Réformes des retraites : Suède 4, France 0
La Suède a mis quinze ans pour réformer son système de retraite. En France, vingt-deux ans se sont écoulés depuis le rapport Rocard de 1991. Quatre réformes de nos systèmes de retraite ont été votées et appliquées en 1993, 2003, 2007, 2010. Même la cinquième en cours de discussion ne remplira encore aucun des quatre objectifs atteints par la Suède en 1999.
1. Un système en équilibre financier
Le système suédois, une forme de retraites par points, garantit son équilibre automatique, une fois décidé la part de la richesse nationale que les citoyens veulent consacrer aux retraites.
Le déficit récurrent et important des régimes de retraite français est le problème le moins contestable de notre système. D'autant plus que les taux de cotisation retraite et les prélèvements obligatoires français sont déjà beaucoup plus élevés que ceux des autres pays. La non-réforme française en préparation ne garantira pas l'équilibre financier des retraites ni à court ni à long terme.

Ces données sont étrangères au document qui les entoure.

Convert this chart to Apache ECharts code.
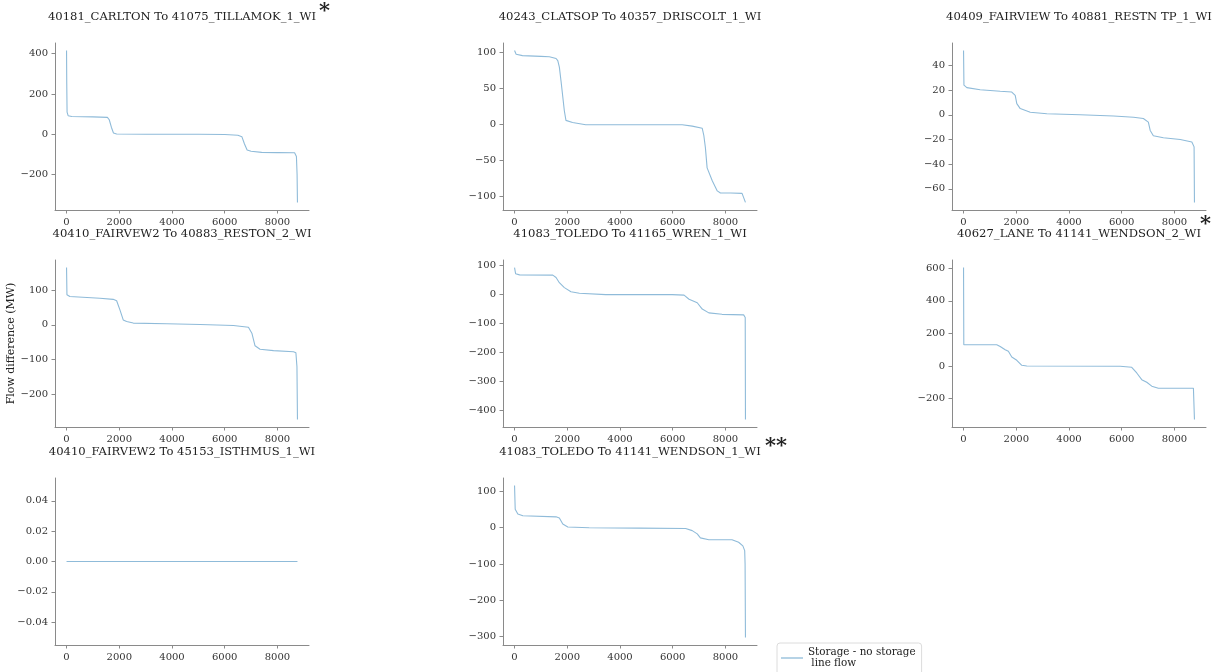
<!DOCTYPE html>
<html>
<head>
<meta charset="utf-8">
<script src="https://cdn.jsdelivr.net/npm/echarts@6/dist/echarts.min.js"></script>
<style>
  html, body { margin: 0; padding: 0; background: #fff; }
  #chart { width: 1215px; height: 672px; }
</style>
</head>
<body>
<div id="chart"></div>
<script>
// Sorted hourly flow difference (storage minus no-storage) per line, MW
const titles = [
  '40181_CARLTON To 41075_TILLAMOK_1_WI',
  '40243_CLATSOP To 40357_DRISCOLT_1_WI',
  '40409_FAIRVIEW To 40881_RESTN TP_1_WI',
  '40410_FAIRVEW2 To 40883_RESTON_2_WI',
  '41083_TOLEDO To 41165_WREN_1_WI',
  '40627_LANE To 41141_WENDSON_2_WI',
  '40410_FAIRVEW2 To 45153_ISTHMUS_1_WI',
  '41083_TOLEDO To 41141_WENDSON_1_WI'
];

const hours1 = [0, 8, 20, 60, 200, 1000, 1550, 1620, 1700, 1780, 1900, 3000, 5000, 6000, 6500, 6650, 6750, 6850, 7000, 7400, 8000, 8650, 8720, 8745, 8759];
const flow1  = [415, 250, 110, 92, 88, 86, 84, 72, 35, 6, 1, 0, 0, -1, -5, -12, -48, -78, -84, -90, -91, -92, -110, -200, -338];

const hours2 = [0, 60, 300, 1000, 1320, 1575, 1640, 1700, 1765, 1890, 1950, 2200, 2700, 4000, 6360, 6740, 7120, 7180, 7240, 7305, 7500, 7690, 7810, 8200, 8630, 8690, 8759];
const flow2  = [103, 98, 96, 95, 94.5, 92, 89, 80, 60, 19, 6, 3, 0, 0, 0, -2, -5, -15, -32, -60, -78, -92, -95, -95, -95.5, -97, -108];

const hours3 = [0, 15, 126, 630, 1390, 1830, 1960, 2020, 2150, 2530, 3160, 4420, 5690, 6450, 6820, 7010, 7080, 7200, 7580, 8220, 8660, 8745, 8759];
const flow3  = [52, 24, 22, 20.3, 19, 18.4, 15.7, 9, 5, 2, 0.8, 0, -1, -2, -3, -6, -12.7, -17, -18.6, -20, -22, -26, -71];

const hours4 = [0, 15, 125, 1265, 1770, 1900, 2025, 2150, 2280, 2530, 3800, 5070, 6330, 6900, 7030, 7150, 7340, 7850, 8610, 8700, 8740, 8759];
const flow4  = [164, 86, 81, 76, 73, 69, 43, 14, 9.5, 5, 3, 1, -2, -7, -24, -60, -70, -74, -77, -80, -120, -271];

const hours5 = [0, 40, 190, 1450, 1575, 1700, 1890, 2140, 2460, 3460, 5980, 6430, 6620, 6930, 7120, 7370, 7870, 8690, 8750, 8759];
const flow5  = [93, 72, 68, 67, 59, 41, 24, 10, 4.6, 0, 0, -2, -16, -28, -50, -63, -68, -70, -79, -430];

const hours6 = [0, 10, 1260, 1390, 1580, 1700, 1830, 2020, 2210, 2400, 5940, 6380, 6570, 6760, 6950, 7140, 7390, 8720, 8759];
const flow6  = [604, 130, 130, 120, 100, 90, 55, 35, 4, 0, -2, -8, -43, -84, -100, -124, -137, -137, -328];

const hours7 = [0, 8759];
const flow7  = [0, 0];

const hours8 = [0, 25, 125, 315, 1575, 1700, 1830, 2020, 2830, 4720, 6490, 6740, 6930, 7050, 7370, 8250, 8500, 8660, 8730, 8745, 8759];
const flow8  = [116, 51, 38, 33, 30, 27, 10, 2, 0, -1, -2, -8, -17, -28, -33, -33, -40, -50, -63, -100, -302];

const xTicks = [0, 2000, 4000, 6000, 8000];
const yTicks1 = [-200, 0, 200, 400];
const yTicks2 = [-100, -50, 0, 50, 100];
const yTicks3 = [-60, -40, -20, 0, 20, 40];
const yTicks4 = [-200, -100, 0, 100];
const yTicks5 = [-400, -300, -200, -100, 0, 100];
const yTicks6 = [-200, 0, 200, 400, 600];
const yTicks7 = [-0.04, -0.02, 0.00, 0.02, 0.04];
const yTicks8 = [-300, -200, -100, 0, 100];

const seriesName = 'Storage - no storage\n line flow';

const panels = [
  { h: hours1, f: flow1, t: yTicks1 },
  { h: hours2, f: flow2, t: yTicks2 },
  { h: hours3, f: flow3, t: yTicks3 },
  { h: hours4, f: flow4, t: yTicks4 },
  { h: hours5, f: flow5, t: yTicks5 },
  { h: hours6, f: flow6, t: yTicks6 },
  { h: hours7, f: flow7, t: yTicks7, dec: 2 },
  { h: hours8, f: flow8, t: yTicks8 }
];

// layout of the 3x3 subplot grid
const FONT = 'DejaVu Serif';
const colLeft = [55, 503, 952];
const rowTop = [43, 260, 478];
const W = 254, H = 167;
const LINE = '#8fbbd9';
const SPINE = '#8a8a8a';
const TEXT = '#333';

function fmt(v, dec) {
  const s = dec ? Math.abs(v).toFixed(dec) : String(Math.abs(v));
  return (v < 0 ? '\u2212' : '') + s;
}

const grids = [], xAxes = [], yAxes = [], series = [], titleList = [];
panels.forEach((p, i) => {
  const r = Math.floor(i / 3), c = i % 3;
  grids.push({ left: colLeft[c], top: rowTop[r], width: W, height: H, containLabel: false });
  // 5% margins around the data extent on both axes
  const xmin = Math.min(...p.h), xmax = Math.max(...p.h), xpad = (xmax - xmin) * 0.05;
  let ymin = Math.min(...p.f), ymax = Math.max(...p.f);
  let ypad = (ymax - ymin) * 0.05;
  if (ymax === ymin) { ymin -= 0.05; ymax += 0.05; ypad = 0.005; }
  const spine = { show: true, onZero: false, lineStyle: { color: SPINE, width: 1 } };
  xAxes.push({
    type: 'value', gridIndex: i,
    min: xmin - xpad, max: xmax + xpad,
    axisLine: spine,
    axisTick: { show: true, length: 3.5, customValues: xTicks, lineStyle: { color: SPINE, width: 1 } },
    splitLine: { show: false },
    axisLabel: { customValues: xTicks, fontFamily: FONT, fontSize: 10, color: TEXT, margin: 7,
      formatter: (v) => fmt(Math.round(v)) }
  });
  const yAx = {
    type: 'value', gridIndex: i,
    min: ymin - ypad, max: ymax + ypad,
    axisLine: spine,
    axisTick: { show: true, length: 3.5, customValues: p.t, lineStyle: { color: SPINE, width: 1 } },
    splitLine: { show: false },
    axisLabel: { customValues: p.t, fontFamily: FONT, fontSize: 10, color: TEXT, margin: 7,
      formatter: (v) => fmt(Math.round(v * 1000) / 1000, p.dec) }
  };
  if (i === 3) {
    yAx.name = 'Flow difference (MW)';
    yAx.nameLocation = 'middle';
    yAx.nameGap = 34;
    yAx.nameTextStyle = { fontFamily: FONT, fontSize: 11, color: '#222' };
  }
  yAxes.push(yAx);
  series.push({
    name: seriesName, type: 'line', xAxisIndex: i, yAxisIndex: i,
    data: p.h.map((h, k) => [h, p.f[k]]),
    symbol: 'none', showSymbol: false,
    lineStyle: { color: LINE, width: 1.1 }, itemStyle: { color: LINE },
    silent: true
  });
  titleList.push({
    text: titles[i], left: colLeft[c] + W / 2, top: rowTop[r] - 32, textAlign: 'center',
    padding: 0,
    textStyle: { fontFamily: FONT, fontSize: 11.6, fontWeight: 'normal', color: '#222' }
  });
});

const chart = echarts.init(document.getElementById('chart'), null, { renderer: 'canvas' });
chart.setOption({
  animation: false,
  backgroundColor: '#fff',
  title: titleList,
  grid: grids,
  xAxis: xAxes,
  yAxis: yAxes,
  series: series,
  legend: {
    data: [{ name: seriesName, icon: 'rect' }],
    left: 777, top: 643,
    orient: 'vertical',
    itemWidth: 22, itemHeight: 1.3,
    padding: [4, 6, 8, 4],
    borderColor: '#dcdcdc', borderWidth: 1, borderRadius: 3,
    backgroundColor: '#fff',
    itemStyle: { color: LINE },
    textStyle: { fontFamily: FONT, fontSize: 10.4, color: '#222', lineHeight: 11 },
    selectedMode: false
  },
  graphic: [
    { type: 'text', left: 319, top: 1, style: { text: '*', font: 'bold 21px "DejaVu Serif"', fill: '#222' } },
    { type: 'text', left: 1200, top: 214, style: { text: '*', font: 'bold 21px "DejaVu Serif"', fill: '#222' } },
    { type: 'text', left: 765, top: 436, style: { text: '**', font: 'bold 21px "DejaVu Serif"', fill: '#222' } }
  ]
});
</script>
</body>
</html>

2. Un système simple, économe et compréhensible
Le système suédois est le même pour tous les habitants de ce pays. Chaque année les actifs et les retraités reçoivent tous le même "Orange report" faisant le point sur le système global de retraite et une page faisant le point sur leur propre retraite.
Le système français va conserver sa trentaine de régimes différents fonctionnant selon des principes hétéroclites. Les actifs et retraités continueront à adhérer à quatre ou cinq régimes en moyenne, multipliant les coûts de gestion et rendant le système incompréhensible.
3. Un système équitable
Le système suédois étant le même pour tous garantit l'équité entre catégories sans contestation.
Les régimes français fonctionnant sur des règles différentes alimentent la suspicion entre Français. Souvent justifiée, par exemple la retraite de réversion qui est automatique pour les fonctionnaires et autres régimes spéciaux, alors qu'elle est sous condition de ressource sévère pour la retraite Sécurité Sociale. La nouvelle réforme ne corrige en rien ces inégalités.
4. Un système de financement de l'économie
Le système suédois a mis en place un régime complémentaire obligatoire par capitalisation pour environ 10% des cotisations. Plusieurs caisses homologuées gèrent ces fonds qui financent en même temps l'économie suédoise.
En France, l'absence de fonds de pension a conduit à la mise en place de fonds publics comme la BPI. Un système qui revient à remplacer les apports de la diversité par le monopole étatique d'un seul organisme, en plus inévitablement soumis à l'influence d'intérêts politiciens.
Conclusion
A l'occasion de la réforme de 2010, le Parlement s'était engagé à travailler en 2013 sur une réforme globale et structurelle du système. La CFDT en avait fait une condition de son soutien. Des experts (aussi bien Thomas Piketty que la Fondation iFRAP) l'avaient fortement soutenu. En ne changeant rien dans la structure du système de retraite français, la mini réforme de 2013 protège les intérêts de la clientèle électorale de la majorité (fonctions publiques, SNCF/EDF/RATP/Banque de France ….), ceux des parlementaires, ceux des gestionnaires des caisses de retraite (CNAV, CDC, Caisse Fonction publique, Caisses SNCF/RATP/EDF/GDF, ARRCO/AGIRC, IRCANTEC, MSA …) et des syndicats de salariés et patronaux.
Les gouvernements français n'ont pas eu le courage des gouvernements suédois. Faudra-t-il attendre une crise similaire à celle des pays du sud de l'Europe pour les contraindre ? Si nous devions en arriver là, les Français seraient fondés à s'indigner contre la lâcheté de leurs responsables politiques et syndicaux.